=== Supplied data ===

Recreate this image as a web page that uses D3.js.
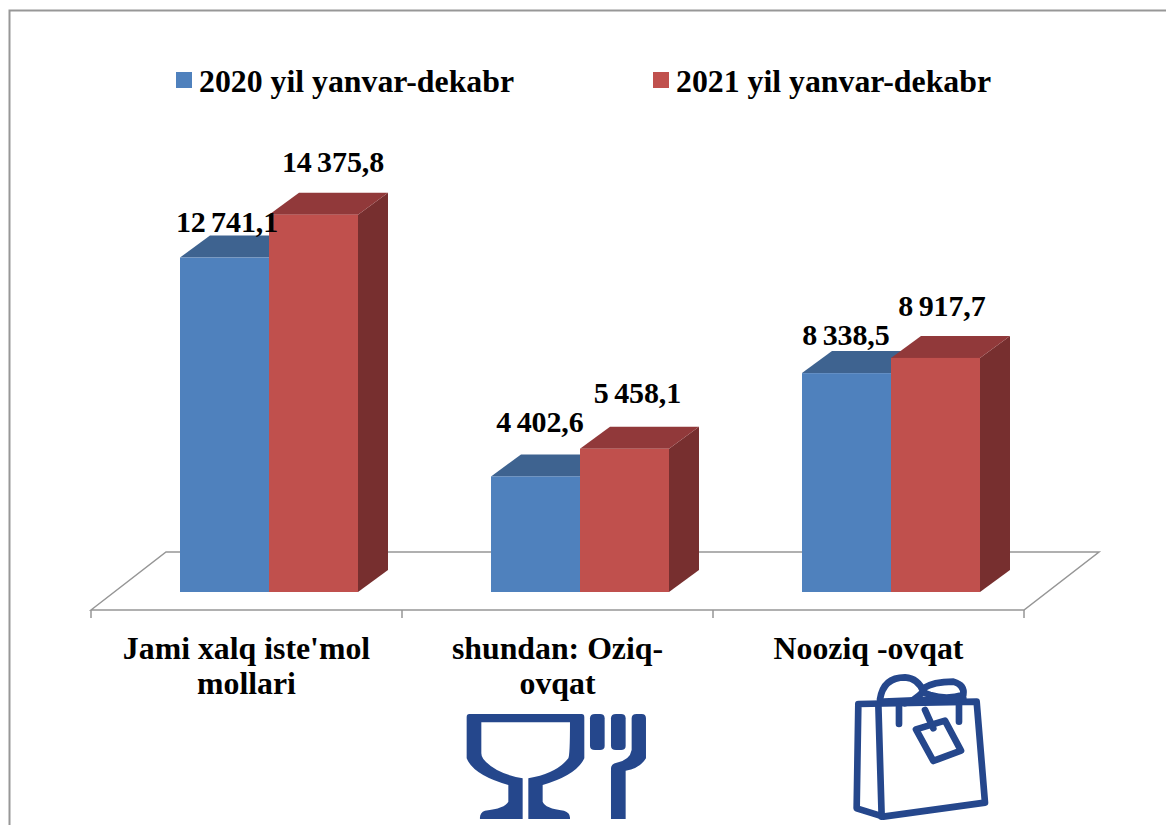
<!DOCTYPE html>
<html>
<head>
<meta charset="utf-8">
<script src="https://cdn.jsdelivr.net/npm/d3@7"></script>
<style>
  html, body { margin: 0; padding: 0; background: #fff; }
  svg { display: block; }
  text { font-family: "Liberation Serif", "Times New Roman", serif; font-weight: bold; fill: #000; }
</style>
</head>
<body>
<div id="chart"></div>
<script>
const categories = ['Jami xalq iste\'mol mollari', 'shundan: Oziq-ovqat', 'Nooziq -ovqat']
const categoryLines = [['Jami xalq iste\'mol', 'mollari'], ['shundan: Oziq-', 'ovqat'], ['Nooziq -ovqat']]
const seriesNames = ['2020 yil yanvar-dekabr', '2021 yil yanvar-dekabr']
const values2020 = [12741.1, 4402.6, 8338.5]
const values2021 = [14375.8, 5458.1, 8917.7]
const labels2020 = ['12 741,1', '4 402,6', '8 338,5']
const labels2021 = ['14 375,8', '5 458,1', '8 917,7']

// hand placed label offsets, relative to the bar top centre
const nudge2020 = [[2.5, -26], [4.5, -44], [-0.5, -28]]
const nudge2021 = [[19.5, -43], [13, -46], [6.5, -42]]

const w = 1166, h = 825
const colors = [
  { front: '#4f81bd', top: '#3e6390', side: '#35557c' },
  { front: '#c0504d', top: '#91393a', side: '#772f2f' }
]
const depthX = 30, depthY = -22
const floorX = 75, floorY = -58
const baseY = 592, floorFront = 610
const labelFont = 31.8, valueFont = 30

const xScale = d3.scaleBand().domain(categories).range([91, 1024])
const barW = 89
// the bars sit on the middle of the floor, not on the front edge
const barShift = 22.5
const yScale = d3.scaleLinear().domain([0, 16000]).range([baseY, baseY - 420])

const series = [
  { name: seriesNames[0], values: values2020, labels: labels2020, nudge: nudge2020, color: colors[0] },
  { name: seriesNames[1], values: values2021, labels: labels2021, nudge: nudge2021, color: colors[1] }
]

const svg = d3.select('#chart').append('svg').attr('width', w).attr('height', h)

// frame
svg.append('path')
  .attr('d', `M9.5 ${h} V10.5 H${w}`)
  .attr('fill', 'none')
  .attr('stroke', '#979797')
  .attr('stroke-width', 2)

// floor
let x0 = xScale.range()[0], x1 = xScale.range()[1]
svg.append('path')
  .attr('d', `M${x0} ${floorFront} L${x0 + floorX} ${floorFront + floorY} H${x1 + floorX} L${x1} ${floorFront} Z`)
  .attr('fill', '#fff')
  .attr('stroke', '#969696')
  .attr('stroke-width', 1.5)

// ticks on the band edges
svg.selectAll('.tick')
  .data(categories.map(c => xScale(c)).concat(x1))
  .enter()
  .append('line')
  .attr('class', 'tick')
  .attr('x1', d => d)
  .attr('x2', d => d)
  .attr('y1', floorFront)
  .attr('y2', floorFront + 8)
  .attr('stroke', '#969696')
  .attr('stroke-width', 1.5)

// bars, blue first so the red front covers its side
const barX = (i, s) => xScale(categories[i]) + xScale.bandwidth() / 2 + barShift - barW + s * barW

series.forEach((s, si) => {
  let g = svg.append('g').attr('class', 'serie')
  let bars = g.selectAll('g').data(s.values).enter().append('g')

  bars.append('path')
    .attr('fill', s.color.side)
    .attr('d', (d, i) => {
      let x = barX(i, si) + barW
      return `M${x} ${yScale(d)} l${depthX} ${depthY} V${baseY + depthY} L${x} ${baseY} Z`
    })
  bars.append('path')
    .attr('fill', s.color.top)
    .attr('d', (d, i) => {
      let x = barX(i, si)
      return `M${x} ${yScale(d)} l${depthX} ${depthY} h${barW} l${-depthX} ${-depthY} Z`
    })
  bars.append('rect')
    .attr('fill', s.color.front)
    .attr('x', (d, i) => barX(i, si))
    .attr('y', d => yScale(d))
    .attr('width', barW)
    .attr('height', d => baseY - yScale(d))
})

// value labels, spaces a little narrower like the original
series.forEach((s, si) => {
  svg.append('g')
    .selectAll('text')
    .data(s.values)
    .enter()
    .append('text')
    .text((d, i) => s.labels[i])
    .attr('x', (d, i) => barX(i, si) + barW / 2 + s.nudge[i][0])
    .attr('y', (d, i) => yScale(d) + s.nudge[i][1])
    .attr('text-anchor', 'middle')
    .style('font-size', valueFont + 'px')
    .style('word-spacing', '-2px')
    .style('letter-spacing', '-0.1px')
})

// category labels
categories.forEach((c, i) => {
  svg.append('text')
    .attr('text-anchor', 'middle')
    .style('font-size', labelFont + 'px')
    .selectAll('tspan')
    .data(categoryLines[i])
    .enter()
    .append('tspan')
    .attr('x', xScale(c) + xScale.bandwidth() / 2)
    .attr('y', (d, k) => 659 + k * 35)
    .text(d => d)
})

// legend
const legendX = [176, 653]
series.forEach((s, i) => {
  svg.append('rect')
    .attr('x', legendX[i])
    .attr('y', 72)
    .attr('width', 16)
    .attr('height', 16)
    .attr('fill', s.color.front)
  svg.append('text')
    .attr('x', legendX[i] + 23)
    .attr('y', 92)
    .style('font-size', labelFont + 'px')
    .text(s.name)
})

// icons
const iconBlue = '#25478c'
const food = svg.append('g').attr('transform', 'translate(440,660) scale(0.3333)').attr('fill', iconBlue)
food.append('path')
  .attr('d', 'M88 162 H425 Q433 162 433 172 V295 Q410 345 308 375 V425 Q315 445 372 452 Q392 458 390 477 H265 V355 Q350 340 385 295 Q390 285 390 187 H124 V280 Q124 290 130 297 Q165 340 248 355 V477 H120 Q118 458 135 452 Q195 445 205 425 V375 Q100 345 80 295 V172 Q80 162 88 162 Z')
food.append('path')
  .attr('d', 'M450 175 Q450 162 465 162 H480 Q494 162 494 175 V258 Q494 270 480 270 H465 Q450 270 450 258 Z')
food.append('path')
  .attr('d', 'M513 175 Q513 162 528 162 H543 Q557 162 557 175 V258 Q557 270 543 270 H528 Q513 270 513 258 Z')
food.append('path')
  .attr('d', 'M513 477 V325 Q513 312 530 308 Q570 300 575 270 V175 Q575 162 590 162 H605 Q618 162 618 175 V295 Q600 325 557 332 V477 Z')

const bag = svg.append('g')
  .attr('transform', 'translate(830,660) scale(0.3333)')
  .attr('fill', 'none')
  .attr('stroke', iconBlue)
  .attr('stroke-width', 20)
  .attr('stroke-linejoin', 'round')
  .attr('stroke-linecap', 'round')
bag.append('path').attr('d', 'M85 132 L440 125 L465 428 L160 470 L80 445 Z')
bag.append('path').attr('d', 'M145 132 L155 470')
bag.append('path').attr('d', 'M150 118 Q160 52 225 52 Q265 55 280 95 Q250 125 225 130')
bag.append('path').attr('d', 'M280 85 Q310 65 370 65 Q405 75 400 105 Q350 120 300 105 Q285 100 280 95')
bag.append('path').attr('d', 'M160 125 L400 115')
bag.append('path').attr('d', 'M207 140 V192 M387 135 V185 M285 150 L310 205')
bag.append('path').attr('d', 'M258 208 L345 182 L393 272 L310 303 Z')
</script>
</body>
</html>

===

Task requirements - Print out the whole of the material word for word, without pictures.

Correct answer -
Recreate this image as a web page that uses D3.js.
<!DOCTYPE html>
<html>
<head>
<meta charset="utf-8">
<script src="https://cdn.jsdelivr.net/npm/d3@7"></script>
<style>
  html, body { margin: 0; padding: 0; background: #fff; }
  svg { display: block; }
  text { font-family: "Liberation Serif", "Times New Roman", serif; font-weight: bold; fill: #000; }
</style>
</head>
<body>
<div id="chart"></div>
<script>
const categories = ['Jami xalq iste\'mol mollari', 'shundan: Oziq-ovqat', 'Nooziq -ovqat']
const categoryLines = [['Jami xalq iste\'mol', 'mollari'], ['shundan: Oziq-', 'ovqat'], ['Nooziq -ovqat']]
const seriesNames = ['2020 yil yanvar-dekabr', '2021 yil yanvar-dekabr']
const values2020 = [12741.1, 4402.6, 8338.5]
const values2021 = [14375.8, 5458.1, 8917.7]
const labels2020 = ['12 741,1', '4 402,6', '8 338,5']
const labels2021 = ['14 375,8', '5 458,1', '8 917,7']

// hand placed label offsets, relative to the bar top centre
const nudge2020 = [[2.5, -26], [4.5, -44], [-0.5, -28]]
const nudge2021 = [[19.5, -43], [13, -46], [6.5, -42]]

const w = 1166, h = 825
const colors = [
  { front: '#4f81bd', top: '#3e6390', side: '#35557c' },
  { front: '#c0504d', top: '#91393a', side: '#772f2f' }
]
const depthX = 30, depthY = -22
const floorX = 75, floorY = -58
const baseY = 592, floorFront = 610
const labelFont = 31.8, valueFont = 30

const xScale = d3.scaleBand().domain(categories).range([91, 1024])
const barW = 89
// the bars sit on the middle of the floor, not on the front edge
const barShift = 22.5
const yScale = d3.scaleLinear().domain([0, 16000]).range([baseY, baseY - 420])

const series = [
  { name: seriesNames[0], values: values2020, labels: labels2020, nudge: nudge2020, color: colors[0] },
  { name: seriesNames[1], values: values2021, labels: labels2021, nudge: nudge2021, color: colors[1] }
]

const svg = d3.select('#chart').append('svg').attr('width', w).attr('height', h)

// frame
svg.append('path')
  .attr('d', `M9.5 ${h} V10.5 H${w}`)
  .attr('fill', 'none')
  .attr('stroke', '#979797')
  .attr('stroke-width', 2)

// floor
let x0 = xScale.range()[0], x1 = xScale.range()[1]
svg.append('path')
  .attr('d', `M${x0} ${floorFront} L${x0 + floorX} ${floorFront + floorY} H${x1 + floorX} L${x1} ${floorFront} Z`)
  .attr('fill', '#fff')
  .attr('stroke', '#969696')
  .attr('stroke-width', 1.5)

// ticks on the band edges
svg.selectAll('.tick')
  .data(categories.map(c => xScale(c)).concat(x1))
  .enter()
  .append('line')
  .attr('class', 'tick')
  .attr('x1', d => d)
  .attr('x2', d => d)
  .attr('y1', floorFront)
  .attr('y2', floorFront + 8)
  .attr('stroke', '#969696')
  .attr('stroke-width', 1.5)

// bars, blue first so the red front covers its side
const barX = (i, s) => xScale(categories[i]) + xScale.bandwidth() / 2 + barShift - barW + s * barW

series.forEach((s, si) => {
  let g = svg.append('g').attr('class', 'serie')
  let bars = g.selectAll('g').data(s.values).enter().append('g')

  bars.append('path')
    .attr('fill', s.color.side)
    .attr('d', (d, i) => {
      let x = barX(i, si) + barW
      return `M${x} ${yScale(d)} l${depthX} ${depthY} V${baseY + depthY} L${x} ${baseY} Z`
    })
  bars.append('path')
    .attr('fill', s.color.top)
    .attr('d', (d, i) => {
      let x = barX(i, si)
      return `M${x} ${yScale(d)} l${depthX} ${depthY} h${barW} l${-depthX} ${-depthY} Z`
    })
  bars.append('rect')
    .attr('fill', s.color.front)
    .attr('x', (d, i) => barX(i, si))
    .attr('y', d => yScale(d))
    .attr('width', barW)
    .attr('height', d => baseY - yScale(d))
})

// value labels, spaces a little narrower like the original
series.forEach((s, si) => {
  svg.append('g')
    .selectAll('text')
    .data(s.values)
    .enter()
    .append('text')
    .text((d, i) => s.labels[i])
    .attr('x', (d, i) => barX(i, si) + barW / 2 + s.nudge[i][0])
    .attr('y', (d, i) => yScale(d) + s.nudge[i][1])
    .attr('text-anchor', 'middle')
    .style('font-size', valueFont + 'px')
    .style('word-spacing', '-2px')
    .style('letter-spacing', '-0.1px')
})

// category labels
categories.forEach((c, i) => {
  svg.append('text')
    .attr('text-anchor', 'middle')
    .style('font-size', labelFont + 'px')
    .selectAll('tspan')
    .data(categoryLines[i])
    .enter()
    .append('tspan')
    .attr('x', xScale(c) + xScale.bandwidth() / 2)
    .attr('y', (d, k) => 659 + k * 35)
    .text(d => d)
})

// legend
const legendX = [176, 653]
series.forEach((s, i) => {
  svg.append('rect')
    .attr('x', legendX[i])
    .attr('y', 72)
    .attr('width', 16)
    .attr('height', 16)
    .attr('fill', s.color.front)
  svg.append('text')
    .attr('x', legendX[i] + 23)
    .attr('y', 92)
    .style('font-size', labelFont + 'px')
    .text(s.name)
})

// icons
const iconBlue = '#25478c'
const food = svg.append('g').attr('transform', 'translate(440,660) scale(0.3333)').attr('fill', iconBlue)
food.append('path')
  .attr('d', 'M88 162 H425 Q433 162 433 172 V295 Q410 345 308 375 V425 Q315 445 372 452 Q392 458 390 477 H265 V355 Q350 340 385 295 Q390 285 390 187 H124 V280 Q124 290 130 297 Q165 340 248 355 V477 H120 Q118 458 135 452 Q195 445 205 425 V375 Q100 345 80 295 V172 Q80 162 88 162 Z')
food.append('path')
  .attr('d', 'M450 175 Q450 162 465 162 H480 Q494 162 494 175 V258 Q494 270 480 270 H465 Q450 270 450 258 Z')
food.append('path')
  .attr('d', 'M513 175 Q513 162 528 162 H543 Q557 162 557 175 V258 Q557 270 543 270 H528 Q513 270 513 258 Z')
food.append('path')
  .attr('d', 'M513 477 V325 Q513 312 530 308 Q570 300 575 270 V175 Q575 162 590 162 H605 Q618 162 618 175 V295 Q600 325 557 332 V477 Z')

const bag = svg.append('g')
  .attr('transform', 'translate(830,660) scale(0.3333)')
  .attr('fill', 'none')
  .attr('stroke', iconBlue)
  .attr('stroke-width', 20)
  .attr('stroke-linejoin', 'round')
  .attr('stroke-linecap', 'round')
bag.append('path').attr('d', 'M85 132 L440 125 L465 428 L160 470 L80 445 Z')
bag.append('path').attr('d', 'M145 132 L155 470')
bag.append('path').attr('d', 'M150 118 Q160 52 225 52 Q265 55 280 95 Q250 125 225 130')
bag.append('path').attr('d', 'M280 85 Q310 65 370 65 Q405 75 400 105 Q350 120 300 105 Q285 100 280 95')
bag.append('path').attr('d', 'M160 125 L400 115')
bag.append('path').attr('d', 'M207 140 V192 M387 135 V185 M285 150 L310 205')
bag.append('path').attr('d', 'M258 208 L345 182 L393 272 L310 303 Z')
</script>
</body>
</html>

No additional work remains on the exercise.